Written problem. Return each line holding the string "this".

Entries supplied.
# # #

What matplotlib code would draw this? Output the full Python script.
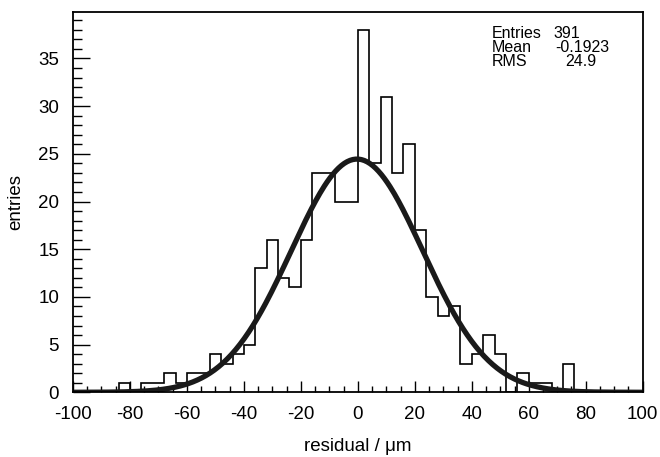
import numpy as np
import matplotlib
matplotlib.use("Agg")
import matplotlib.pyplot as plt
from matplotlib.ticker import MultipleLocator

plt.rcParams['font.family'] = ['Liberation Sans', 'DejaVu Sans']
plt.rcParams['axes.unicode_minus'] = False

# 50 bins of 4 um between -100 and 100
bin_edges = np.linspace(-100, 100, 51)
counts = [0, 0, 0, 0, 1, 0, 1, 1, 2, 1,
          2, 2, 4, 3, 4, 5, 13, 16, 12, 11,
          16, 23, 23, 20, 20, 38, 24, 31, 23, 26,
          17, 10, 8, 9, 3, 4, 6, 4, 0, 2,
          1, 1, 0, 3, 0, 0, 0, 0, 0, 0]

# gaussian fit parameters
fit_amp = 24.45
fit_mean = -0.3
fit_sigma = 23.1

stat_labels = ["Entries", "Mean", "RMS"]
stat_values = ["391", "-0.1923", "24.9"]

fig = plt.figure(figsize=(6.6, 4.57), dpi=100)
ax = fig.add_axes([73 / 660, 1 - 392.3 / 457, (642.7 - 73) / 660, (392.3 - 11.7) / 457])

ax.stairs(counts, bin_edges, color='black', linewidth=1.2)

xf = np.linspace(-100, 100, 400)
yf = fit_amp * np.exp(-0.5 * ((xf - fit_mean) / fit_sigma) ** 2)
ax.plot(xf, yf, color='#1a1a1a', linewidth=3.8, solid_capstyle='butt')

ax.set_xlim(-100, 100)
ax.set_ylim(0, 1.05 * max(counts))

ax.xaxis.set_major_locator(MultipleLocator(20))
ax.xaxis.set_minor_locator(MultipleLocator(5))
ax.yaxis.set_major_locator(MultipleLocator(5))
ax.yaxis.set_minor_locator(MultipleLocator(1))
ax.tick_params(axis='x', which='major', direction='in', length=8, width=1.0, labelsize=13.5, pad=10)
ax.tick_params(axis='x', which='minor', direction='in', length=4.5, width=1.0)
ax.tick_params(axis='y', which='major', direction='in', length=12.5, width=1.0, labelsize=13.5, pad=10)
ax.tick_params(axis='y', which='minor', direction='in', length=6.5, width=1.0)
for s in ax.spines.values():
    s.set_linewidth(1.3)

ax.set_xlabel("residual / μm", fontsize=13.5, labelpad=11)
ax.set_ylabel("entries", fontsize=13.5, labelpad=10)

label_x = 491.7
value_x = [553, 555, 565]
row_y = [34, 47.5, 61]
for lab, val, vx, ry in zip(stat_labels, stat_values, value_x, row_y):
    fig.text(label_x / 660, 1 - ry / 457, lab, fontsize=11.5, va='center', ha='left')
    fig.text(vx / 660, 1 - ry / 457, val, fontsize=11.5, va='center', ha='left')

fig.savefig("out.png", dpi=100)
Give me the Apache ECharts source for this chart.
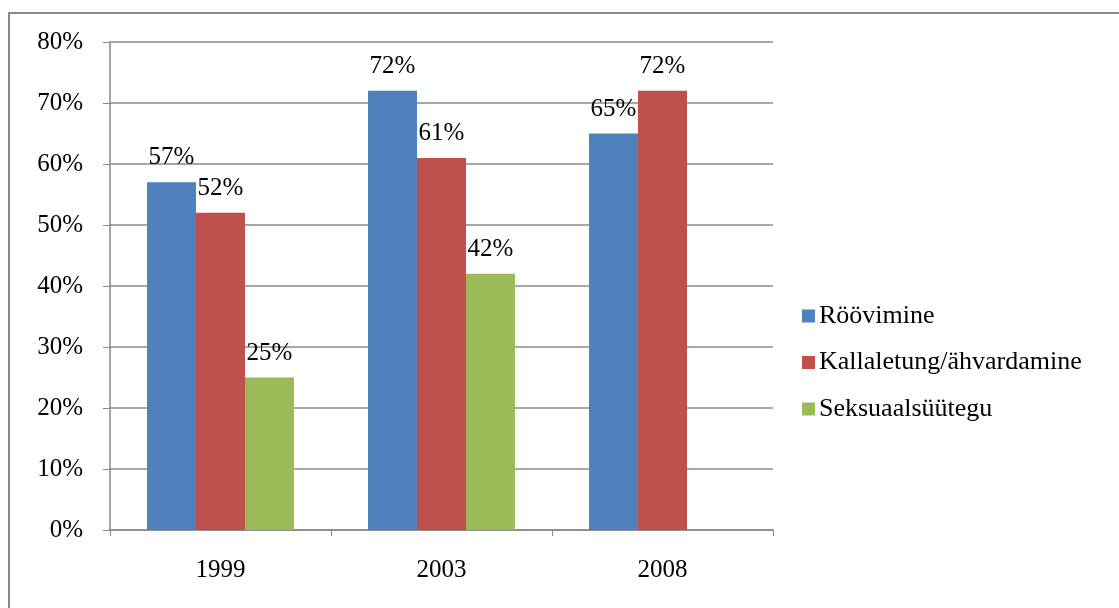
<!DOCTYPE html>
<html><head><meta charset="utf-8">
<script src="https://cdn.jsdelivr.net/npm/echarts@6/dist/echarts.min.js"></script>
<style>html,body{margin:0;padding:0;background:#fff}#c{width:1119px;height:608px}</style>
</head><body><div id="c"></div>
<script>
const categories = ['1999', '2003', '2008'];
const seriesNames = ['Röövimine', 'Kallaletung/ähvardamine', 'Seksuaalsüütegu'];
const robbery = [57, 72, 65];
const assault = [52, 61, 72];
const sexual = [25, 42, null];
const yTicks = [0, 10, 20, 30, 40, 50, 60, 70, 80];

const colors = ['#4F81BD', '#C0504D', '#9BBB59'];
const font = 'Liberation Serif, Times New Roman, serif';
const chart = echarts.init(document.getElementById('c'));
function mk(name, data, color) {
  return {
    name, type: 'bar', data, barGap: '0%', barCategoryGap: '33.5%',
    itemStyle: { color },
    label: { show: true, position: 'top', distance: 12, formatter: p => p.value + '%',
      color: '#000', fontFamily: font, fontSize: 25 }
  };
}
chart.setOption({
  animation: false,
  backgroundColor: '#fff',
  textStyle: { fontFamily: font },
  graphic: [{ type: 'rect', shape: { x: 9, y: 13, width: 1200, height: 700 },
    style: { fill: 'none', stroke: '#8a8a8a', lineWidth: 2 }, silent: true }],
  grid: { left: 110, right: 346, top: 42, bottom: 78 },
  legend: {
    orient: 'vertical', left: 797, top: 298, itemWidth: 13, itemHeight: 13, itemGap: 20.5,
    icon: 'rect', data: seriesNames,
    textStyle: { fontFamily: font, fontSize: 26, color: '#000', padding: [0, 0, 0, -1] }
  },
  xAxis: {
    type: 'category', data: categories,
    axisLine: { lineStyle: { color: '#888', width: 1.5 } },
    axisTick: { show: true, length: 6, lineStyle: { color: '#888' } },
    axisLabel: { color: '#000', fontFamily: font, fontSize: 25, margin: 28 }
  },
  yAxis: {
    type: 'value', min: yTicks[0], max: yTicks[yTicks.length - 1], interval: 10,
    axisLine: { show: true, lineStyle: { color: '#888', width: 1.5 } },
    axisTick: { show: true, length: 7, inside: false, lineStyle: { color: '#888' } },
    axisLabel: { color: '#000', fontFamily: font, fontSize: 25, margin: 27, formatter: v => v + '%' },
    splitLine: { lineStyle: { color: '#8a8a8a', width: 1.5 } }
  },
  series: [mk(seriesNames[0], robbery, colors[0]), mk(seriesNames[1], assault, colors[1]), mk(seriesNames[2], sexual, colors[2])]
});
</script></body></html>
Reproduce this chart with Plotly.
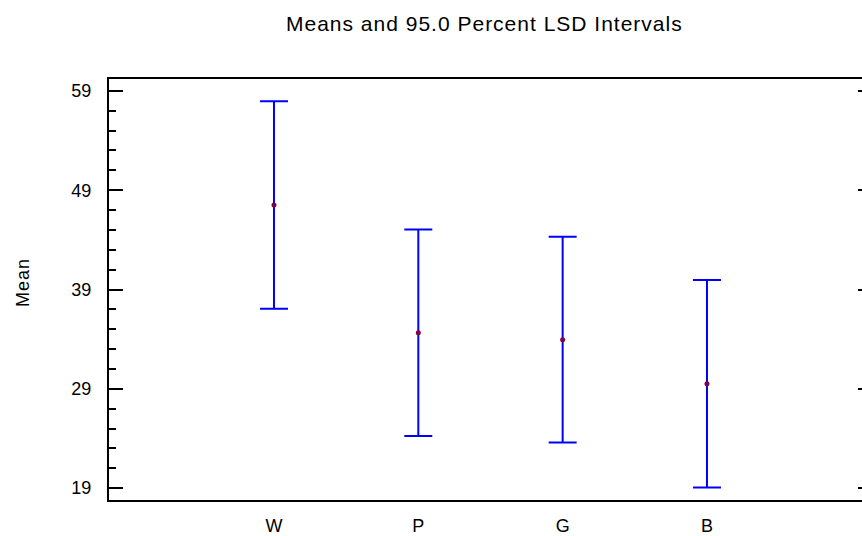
import plotly.graph_objects as go

categories = ["W", "P", "G", "B"]
means = [47.5, 34.65, 33.95, 29.5]
lsd_half = [10.45, 10.4, 10.35, 10.45]
y_tick_vals = [19, 29, 39, 49, 59]

xpos = list(range(len(categories)))
FONT = "Arial, Liberation Sans, sans-serif"

fig = go.Figure()
fig.add_trace(go.Scatter(
    x=xpos, y=means, mode="markers",
    marker=dict(color="#800040", size=5),
    error_y=dict(type="data", array=lsd_half, symmetric=True,
                 color="#0000FF", thickness=2, width=14),
    showlegend=False, hoverinfo="skip",
))
# invisible trace to attach right-side tick axis
fig.add_trace(go.Scatter(x=[xpos[0]], y=[means[0]], yaxis="y2", mode="markers",
                         marker=dict(opacity=0), showlegend=False, hoverinfo="skip"))

yrange = [17.8, 60.2]
fig.update_layout(
    width=862, height=536,
    margin=dict(l=109, r=0, t=79, b=34),
    paper_bgcolor="white", plot_bgcolor="white",
    font=dict(family=FONT, size=18, color="#000000"),
    xaxis=dict(
        range=[-1.143, 4.074], tickvals=xpos, ticktext=categories,
        showgrid=False, zeroline=False, showline=True, linecolor="black",
        linewidth=2, mirror=True, ticks="", ticklabelstandoff=8,
        tickfont=dict(size=18),
    ),
    yaxis=dict(
        range=yrange, tickvals=y_tick_vals, showgrid=False, zeroline=False,
        showline=True, linecolor="black", linewidth=2,
        ticks="inside", ticklen=14, tickwidth=2, tickcolor="black",
        minor=dict(dtick=2, tick0=19, ticks="inside", ticklen=7, tickwidth=2,
                   tickcolor="black", showgrid=False),
        ticklabelstandoff=12, tickfont=dict(size=18),
    ),
    yaxis2=dict(
        range=yrange, tickvals=y_tick_vals, overlaying="y", side="right",
        showgrid=False, zeroline=False, showline=False, showticklabels=False,
        ticks="inside", ticklen=4, tickwidth=2, tickcolor="black",
    ),
    annotations=[
        dict(text='<span style="letter-spacing:1px">Means and 95.0 Percent LSD Intervals</span>',
             xref="paper", yref="paper",
             x=(484 - 109) / 753, y=(502 - 23) / 423, xanchor="center", yanchor="middle",
             showarrow=False, font=dict(size=21, family=FONT)),
        dict(text='<span style="letter-spacing:1px">Mean</span>', xref="paper", yref="paper",
             x=(23 - 109) / 753, y=(502 - 284) / 423, xanchor="center", yanchor="middle",
             textangle=-90, showarrow=False, font=dict(size=18, family=FONT)),
    ],
)

fig.write_html("out.html")
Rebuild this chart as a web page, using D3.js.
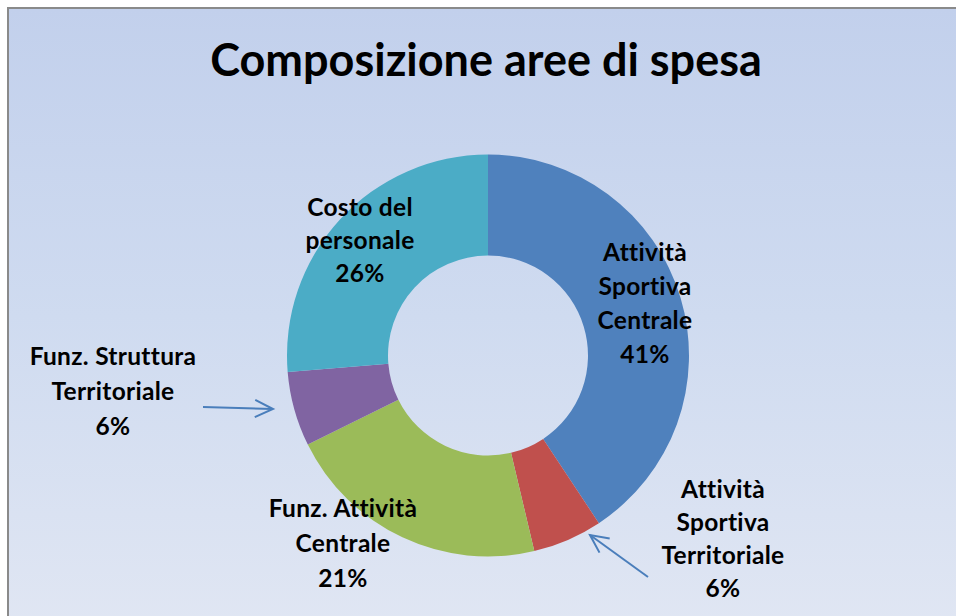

# # #

Exercise result.
What matplotlib code would draw this? Output the full Python script.
Give me the Apache ECharts source for this chart.
Reproduce this chart with Plotly.
Rebuild this chart as a web page, using D3.js.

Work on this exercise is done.